- BRIEF -
Without the images, print all the entries below exactly as given.

(Dataset entries)
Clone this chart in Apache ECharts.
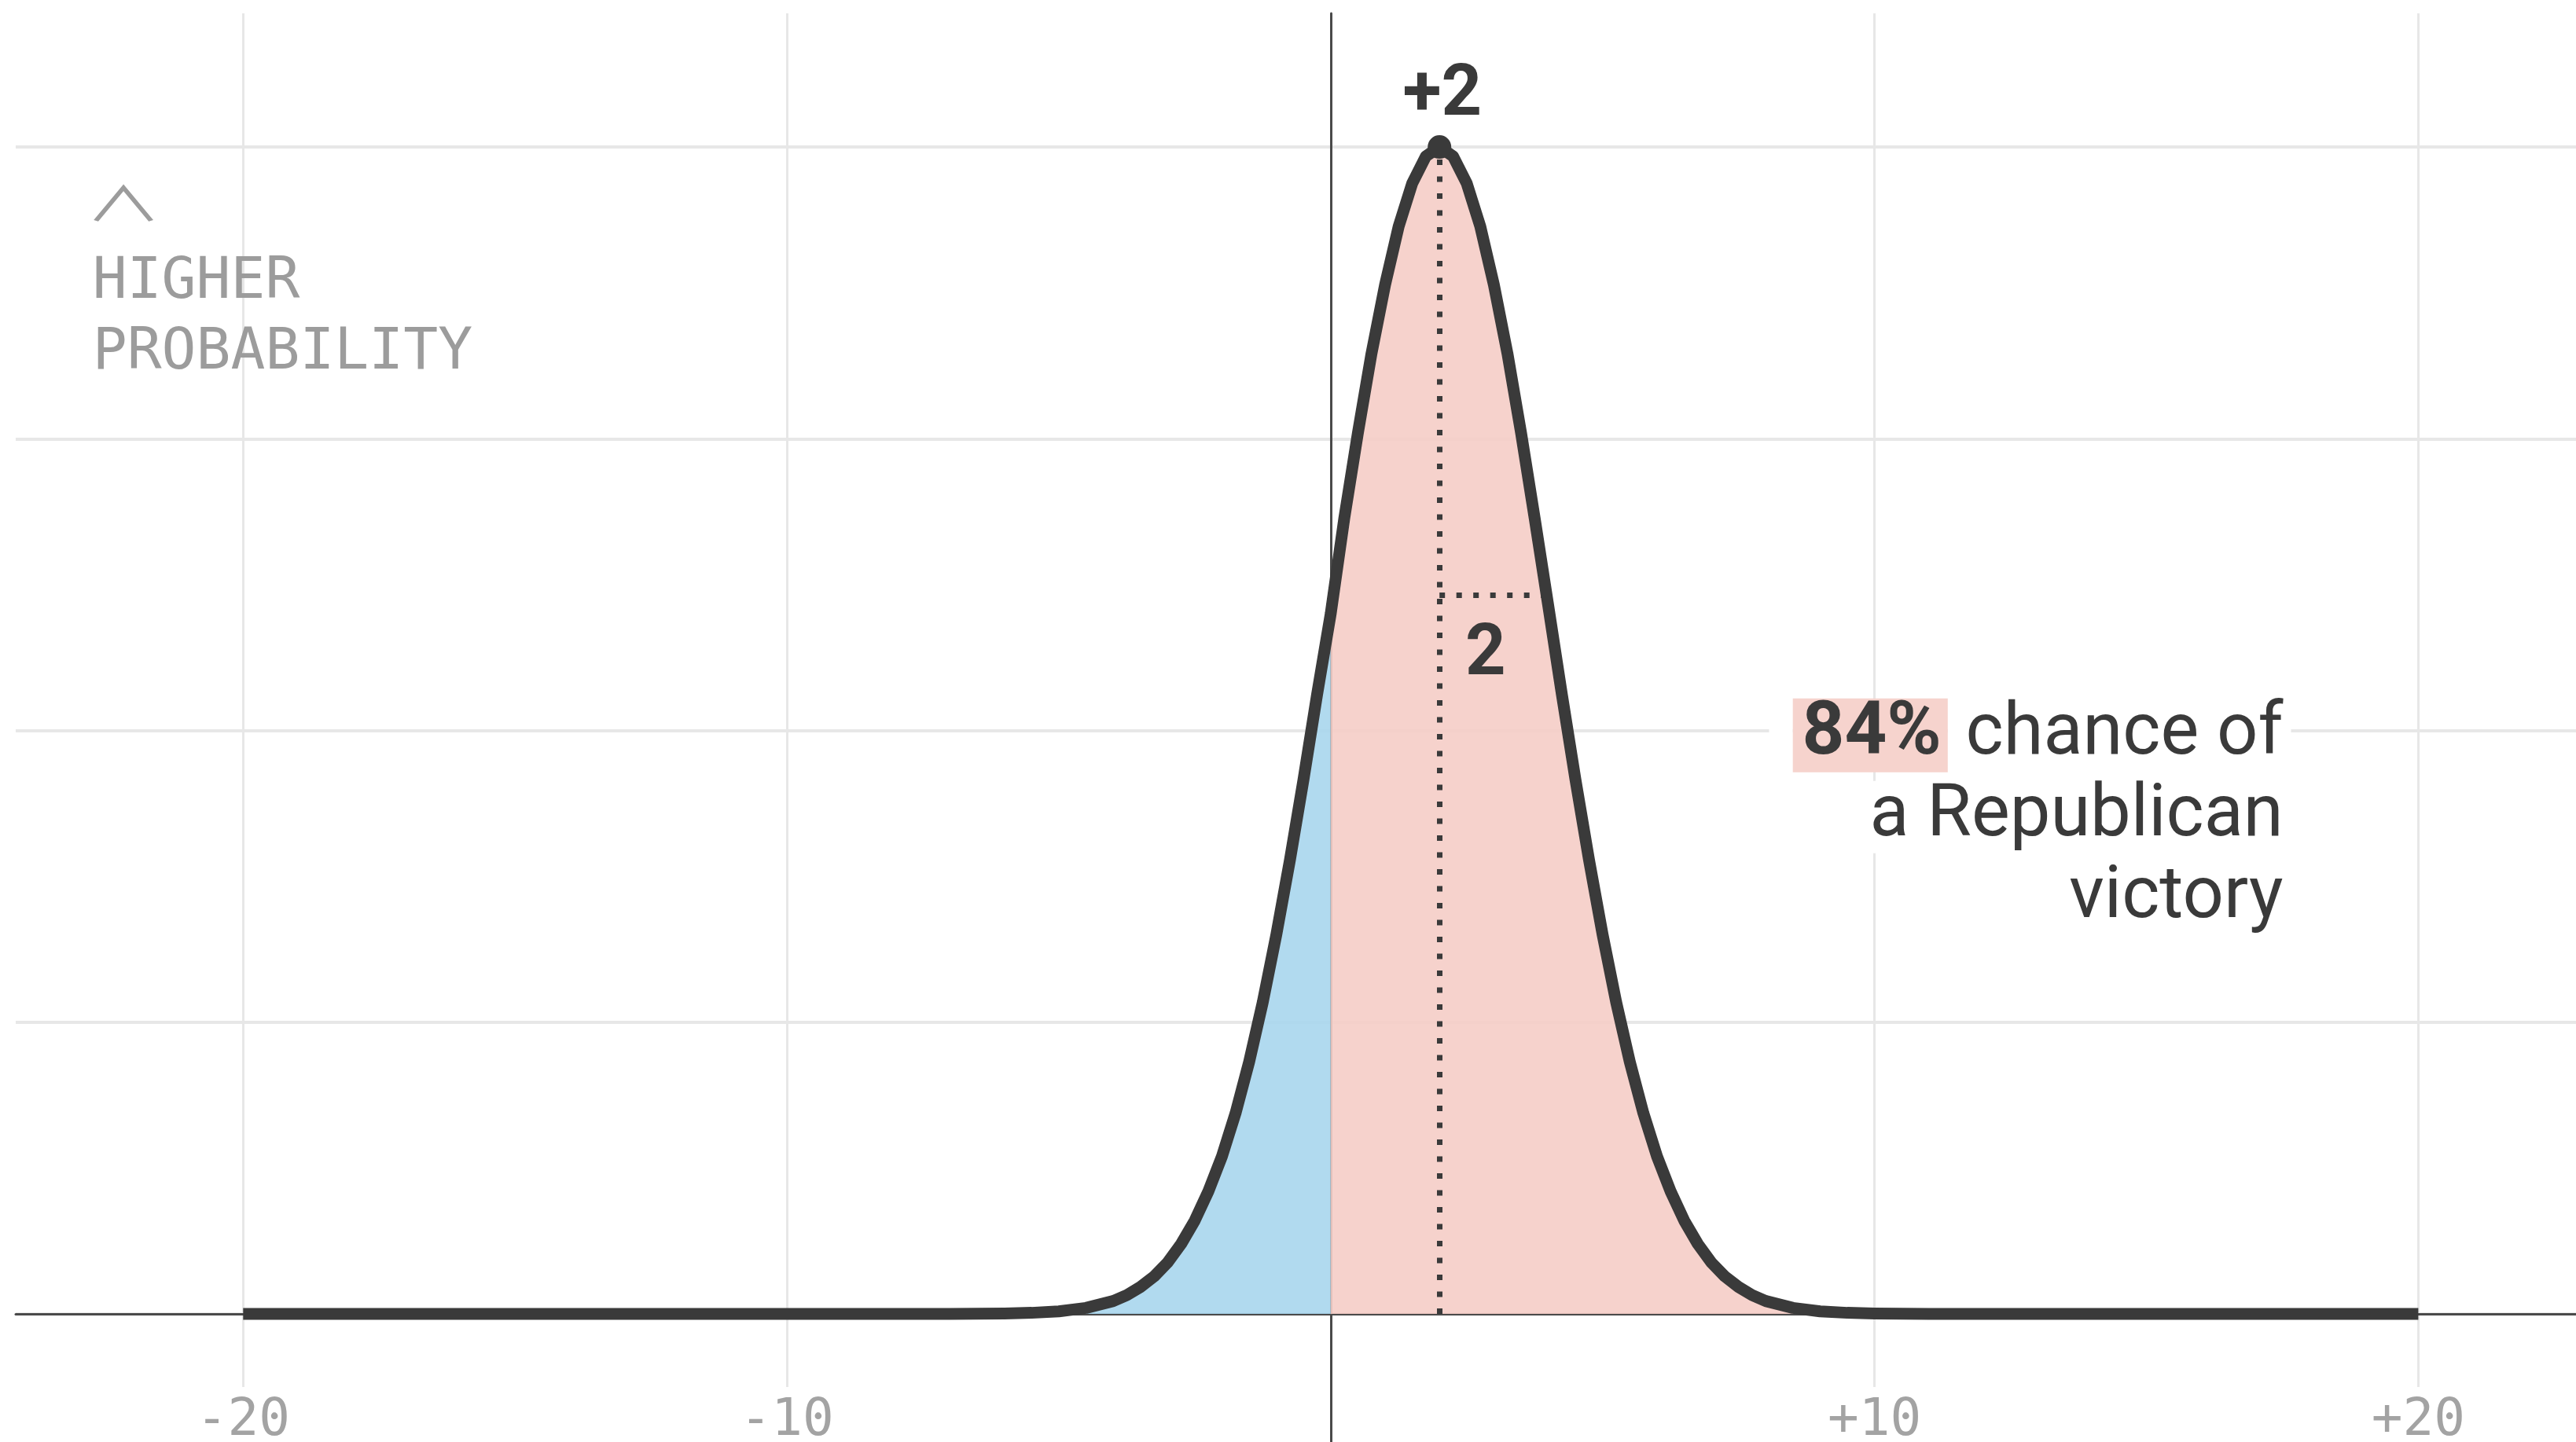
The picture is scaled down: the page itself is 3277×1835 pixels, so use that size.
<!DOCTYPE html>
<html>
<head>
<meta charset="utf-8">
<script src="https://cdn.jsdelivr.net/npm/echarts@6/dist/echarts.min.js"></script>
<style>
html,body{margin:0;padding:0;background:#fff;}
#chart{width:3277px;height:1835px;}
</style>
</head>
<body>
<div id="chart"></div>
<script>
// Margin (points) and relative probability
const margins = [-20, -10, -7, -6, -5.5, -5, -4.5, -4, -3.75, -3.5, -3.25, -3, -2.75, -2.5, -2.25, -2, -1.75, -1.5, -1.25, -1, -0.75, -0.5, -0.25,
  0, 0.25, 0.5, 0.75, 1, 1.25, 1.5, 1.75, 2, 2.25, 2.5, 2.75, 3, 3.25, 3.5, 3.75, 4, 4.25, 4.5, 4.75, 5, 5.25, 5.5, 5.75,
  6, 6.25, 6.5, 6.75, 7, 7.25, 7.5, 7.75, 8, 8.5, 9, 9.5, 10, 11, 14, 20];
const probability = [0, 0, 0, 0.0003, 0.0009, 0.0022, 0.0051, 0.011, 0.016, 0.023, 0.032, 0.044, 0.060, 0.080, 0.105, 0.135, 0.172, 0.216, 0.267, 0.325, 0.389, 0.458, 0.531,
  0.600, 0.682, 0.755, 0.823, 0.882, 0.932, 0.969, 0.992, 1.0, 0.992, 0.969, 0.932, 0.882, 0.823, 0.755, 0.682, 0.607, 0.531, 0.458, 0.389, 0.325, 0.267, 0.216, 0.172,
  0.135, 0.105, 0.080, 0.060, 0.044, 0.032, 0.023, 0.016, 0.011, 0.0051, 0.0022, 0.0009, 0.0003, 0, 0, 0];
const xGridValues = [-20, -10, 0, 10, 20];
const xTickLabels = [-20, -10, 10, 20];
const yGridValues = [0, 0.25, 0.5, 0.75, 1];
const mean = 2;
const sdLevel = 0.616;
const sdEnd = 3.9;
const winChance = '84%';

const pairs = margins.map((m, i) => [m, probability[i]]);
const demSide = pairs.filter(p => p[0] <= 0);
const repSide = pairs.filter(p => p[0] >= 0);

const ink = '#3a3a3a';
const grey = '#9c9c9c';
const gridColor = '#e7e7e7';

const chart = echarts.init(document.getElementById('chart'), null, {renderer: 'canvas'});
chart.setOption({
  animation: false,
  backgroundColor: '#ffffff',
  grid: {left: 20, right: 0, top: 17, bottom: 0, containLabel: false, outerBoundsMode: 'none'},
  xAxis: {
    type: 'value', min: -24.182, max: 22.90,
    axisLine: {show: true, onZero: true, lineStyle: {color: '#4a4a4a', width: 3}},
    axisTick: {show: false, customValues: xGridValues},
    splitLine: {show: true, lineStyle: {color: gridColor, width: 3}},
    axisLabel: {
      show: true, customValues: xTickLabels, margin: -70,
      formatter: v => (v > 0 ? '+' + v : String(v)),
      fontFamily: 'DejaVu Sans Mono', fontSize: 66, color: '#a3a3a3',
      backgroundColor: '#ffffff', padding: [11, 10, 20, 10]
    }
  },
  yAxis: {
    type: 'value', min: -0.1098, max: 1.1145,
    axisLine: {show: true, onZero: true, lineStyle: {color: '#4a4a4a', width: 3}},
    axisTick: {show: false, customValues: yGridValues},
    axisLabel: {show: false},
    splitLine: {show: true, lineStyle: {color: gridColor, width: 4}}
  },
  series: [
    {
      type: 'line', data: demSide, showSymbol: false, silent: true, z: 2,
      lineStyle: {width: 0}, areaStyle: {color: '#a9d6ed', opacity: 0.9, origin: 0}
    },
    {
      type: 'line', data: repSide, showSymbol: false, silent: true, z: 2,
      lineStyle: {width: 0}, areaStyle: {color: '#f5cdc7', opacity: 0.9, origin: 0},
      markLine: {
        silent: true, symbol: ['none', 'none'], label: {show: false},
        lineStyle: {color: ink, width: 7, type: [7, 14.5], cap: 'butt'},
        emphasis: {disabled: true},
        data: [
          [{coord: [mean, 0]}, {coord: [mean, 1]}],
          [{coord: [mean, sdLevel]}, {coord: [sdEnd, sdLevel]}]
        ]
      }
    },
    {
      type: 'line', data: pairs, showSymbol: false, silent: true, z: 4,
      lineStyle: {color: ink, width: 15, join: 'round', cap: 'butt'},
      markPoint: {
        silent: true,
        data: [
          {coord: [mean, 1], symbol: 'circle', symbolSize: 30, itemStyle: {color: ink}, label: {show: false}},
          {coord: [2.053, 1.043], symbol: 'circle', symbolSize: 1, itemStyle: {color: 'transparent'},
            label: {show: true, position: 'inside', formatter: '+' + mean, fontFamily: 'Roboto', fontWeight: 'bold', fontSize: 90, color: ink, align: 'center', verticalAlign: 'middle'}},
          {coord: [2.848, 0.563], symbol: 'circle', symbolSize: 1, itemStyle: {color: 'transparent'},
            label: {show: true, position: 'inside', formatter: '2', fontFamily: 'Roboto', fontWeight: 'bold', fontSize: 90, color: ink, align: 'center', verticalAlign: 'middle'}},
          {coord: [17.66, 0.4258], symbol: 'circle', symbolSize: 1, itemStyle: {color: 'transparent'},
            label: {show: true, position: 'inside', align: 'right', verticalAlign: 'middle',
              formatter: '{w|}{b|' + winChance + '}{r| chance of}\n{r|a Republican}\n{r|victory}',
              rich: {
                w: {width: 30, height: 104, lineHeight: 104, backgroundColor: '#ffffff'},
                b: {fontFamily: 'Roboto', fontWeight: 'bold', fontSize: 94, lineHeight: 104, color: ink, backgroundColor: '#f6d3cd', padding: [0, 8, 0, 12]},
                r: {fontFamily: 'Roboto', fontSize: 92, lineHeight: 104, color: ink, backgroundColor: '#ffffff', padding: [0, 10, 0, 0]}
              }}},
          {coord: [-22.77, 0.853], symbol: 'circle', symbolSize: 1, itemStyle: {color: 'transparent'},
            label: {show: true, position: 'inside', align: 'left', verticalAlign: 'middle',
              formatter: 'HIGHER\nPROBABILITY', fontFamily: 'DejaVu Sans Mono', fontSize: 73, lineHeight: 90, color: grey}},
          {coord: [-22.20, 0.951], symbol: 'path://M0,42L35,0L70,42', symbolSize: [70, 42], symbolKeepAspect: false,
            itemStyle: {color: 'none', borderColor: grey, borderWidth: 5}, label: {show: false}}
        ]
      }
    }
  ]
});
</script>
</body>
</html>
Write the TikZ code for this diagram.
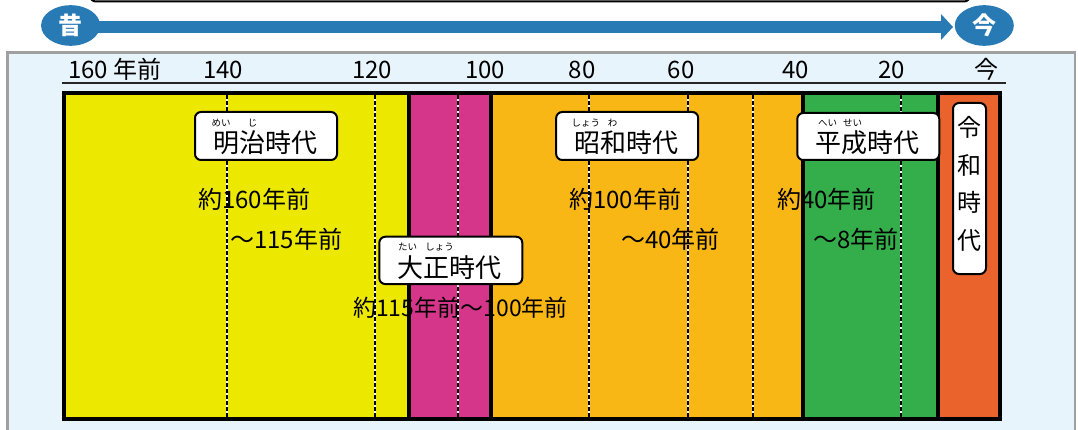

- RESULT OF THE EXERCISE -
Clone this chart in Apache ECharts.
The picture is scaled down: the page itself is 3277×1835 pixels, so use that size.
<!DOCTYPE html>
<html>
<head>
<meta charset="utf-8">
<script src="https://cdn.jsdelivr.net/npm/echarts@6/dist/echarts.min.js"></script>
<style>
html,body{margin:0;padding:0;background:#fff;}
#chart{width:3277px;height:1835px;}
</style>
</head>
<body>
<div id="chart"></div>
<script>
// Margin (points) and relative probability
const margins = [-20, -10, -7, -6, -5.5, -5, -4.5, -4, -3.75, -3.5, -3.25, -3, -2.75, -2.5, -2.25, -2, -1.75, -1.5, -1.25, -1, -0.75, -0.5, -0.25,
  0, 0.25, 0.5, 0.75, 1, 1.25, 1.5, 1.75, 2, 2.25, 2.5, 2.75, 3, 3.25, 3.5, 3.75, 4, 4.25, 4.5, 4.75, 5, 5.25, 5.5, 5.75,
  6, 6.25, 6.5, 6.75, 7, 7.25, 7.5, 7.75, 8, 8.5, 9, 9.5, 10, 11, 14, 20];
const probability = [0, 0, 0, 0.0003, 0.0009, 0.0022, 0.0051, 0.011, 0.016, 0.023, 0.032, 0.044, 0.060, 0.080, 0.105, 0.135, 0.172, 0.216, 0.267, 0.325, 0.389, 0.458, 0.531,
  0.600, 0.682, 0.755, 0.823, 0.882, 0.932, 0.969, 0.992, 1.0, 0.992, 0.969, 0.932, 0.882, 0.823, 0.755, 0.682, 0.607, 0.531, 0.458, 0.389, 0.325, 0.267, 0.216, 0.172,
  0.135, 0.105, 0.080, 0.060, 0.044, 0.032, 0.023, 0.016, 0.011, 0.0051, 0.0022, 0.0009, 0.0003, 0, 0, 0];
const xGridValues = [-20, -10, 0, 10, 20];
const xTickLabels = [-20, -10, 10, 20];
const yGridValues = [0, 0.25, 0.5, 0.75, 1];
const mean = 2;
const sdLevel = 0.616;
const sdEnd = 3.9;
const winChance = '84%';

const pairs = margins.map((m, i) => [m, probability[i]]);
const demSide = pairs.filter(p => p[0] <= 0);
const repSide = pairs.filter(p => p[0] >= 0);

const ink = '#3a3a3a';
const grey = '#9c9c9c';
const gridColor = '#e7e7e7';

const chart = echarts.init(document.getElementById('chart'), null, {renderer: 'canvas'});
chart.setOption({
  animation: false,
  backgroundColor: '#ffffff',
  grid: {left: 20, right: 0, top: 17, bottom: 0, containLabel: false, outerBoundsMode: 'none'},
  xAxis: {
    type: 'value', min: -24.182, max: 22.90,
    axisLine: {show: true, onZero: true, lineStyle: {color: '#4a4a4a', width: 3}},
    axisTick: {show: false, customValues: xGridValues},
    splitLine: {show: true, lineStyle: {color: gridColor, width: 3}},
    axisLabel: {
      show: true, customValues: xTickLabels, margin: -70,
      formatter: v => (v > 0 ? '+' + v : String(v)),
      fontFamily: 'DejaVu Sans Mono', fontSize: 66, color: '#a3a3a3',
      backgroundColor: '#ffffff', padding: [11, 10, 20, 10]
    }
  },
  yAxis: {
    type: 'value', min: -0.1098, max: 1.1145,
    axisLine: {show: true, onZero: true, lineStyle: {color: '#4a4a4a', width: 3}},
    axisTick: {show: false, customValues: yGridValues},
    axisLabel: {show: false},
    splitLine: {show: true, lineStyle: {color: gridColor, width: 4}}
  },
  series: [
    {
      type: 'line', data: demSide, showSymbol: false, silent: true, z: 2,
      lineStyle: {width: 0}, areaStyle: {color: '#a9d6ed', opacity: 0.9, origin: 0}
    },
    {
      type: 'line', data: repSide, showSymbol: false, silent: true, z: 2,
      lineStyle: {width: 0}, areaStyle: {color: '#f5cdc7', opacity: 0.9, origin: 0},
      markLine: {
        silent: true, symbol: ['none', 'none'], label: {show: false},
        lineStyle: {color: ink, width: 7, type: [7, 14.5], cap: 'butt'},
        emphasis: {disabled: true},
        data: [
          [{coord: [mean, 0]}, {coord: [mean, 1]}],
          [{coord: [mean, sdLevel]}, {coord: [sdEnd, sdLevel]}]
        ]
      }
    },
    {
      type: 'line', data: pairs, showSymbol: false, silent: true, z: 4,
      lineStyle: {color: ink, width: 15, join: 'round', cap: 'butt'},
      markPoint: {
        silent: true,
        data: [
          {coord: [mean, 1], symbol: 'circle', symbolSize: 30, itemStyle: {color: ink}, label: {show: false}},
          {coord: [2.053, 1.043], symbol: 'circle', symbolSize: 1, itemStyle: {color: 'transparent'},
            label: {show: true, position: 'inside', formatter: '+' + mean, fontFamily: 'Roboto', fontWeight: 'bold', fontSize: 90, color: ink, align: 'center', verticalAlign: 'middle'}},
          {coord: [2.848, 0.563], symbol: 'circle', symbolSize: 1, itemStyle: {color: 'transparent'},
            label: {show: true, position: 'inside', formatter: '2', fontFamily: 'Roboto', fontWeight: 'bold', fontSize: 90, color: ink, align: 'center', verticalAlign: 'middle'}},
          {coord: [17.66, 0.4258], symbol: 'circle', symbolSize: 1, itemStyle: {color: 'transparent'},
            label: {show: true, position: 'inside', align: 'right', verticalAlign: 'middle',
              formatter: '{w|}{b|' + winChance + '}{r| chance of}\n{r|a Republican}\n{r|victory}',
              rich: {
                w: {width: 30, height: 104, lineHeight: 104, backgroundColor: '#ffffff'},
                b: {fontFamily: 'Roboto', fontWeight: 'bold', fontSize: 94, lineHeight: 104, color: ink, backgroundColor: '#f6d3cd', padding: [0, 8, 0, 12]},
                r: {fontFamily: 'Roboto', fontSize: 92, lineHeight: 104, color: ink, backgroundColor: '#ffffff', padding: [0, 10, 0, 0]}
              }}},
          {coord: [-22.77, 0.853], symbol: 'circle', symbolSize: 1, itemStyle: {color: 'transparent'},
            label: {show: true, position: 'inside', align: 'left', verticalAlign: 'middle',
              formatter: 'HIGHER\nPROBABILITY', fontFamily: 'DejaVu Sans Mono', fontSize: 73, lineHeight: 90, color: grey}},
          {coord: [-22.20, 0.951], symbol: 'path://M0,42L35,0L70,42', symbolSize: [70, 42], symbolKeepAspect: false,
            itemStyle: {color: 'none', borderColor: grey, borderWidth: 5}, label: {show: false}}
        ]
      }
    }
  ]
});
</script>
</body>
</html>
Write the TikZ code for this diagram.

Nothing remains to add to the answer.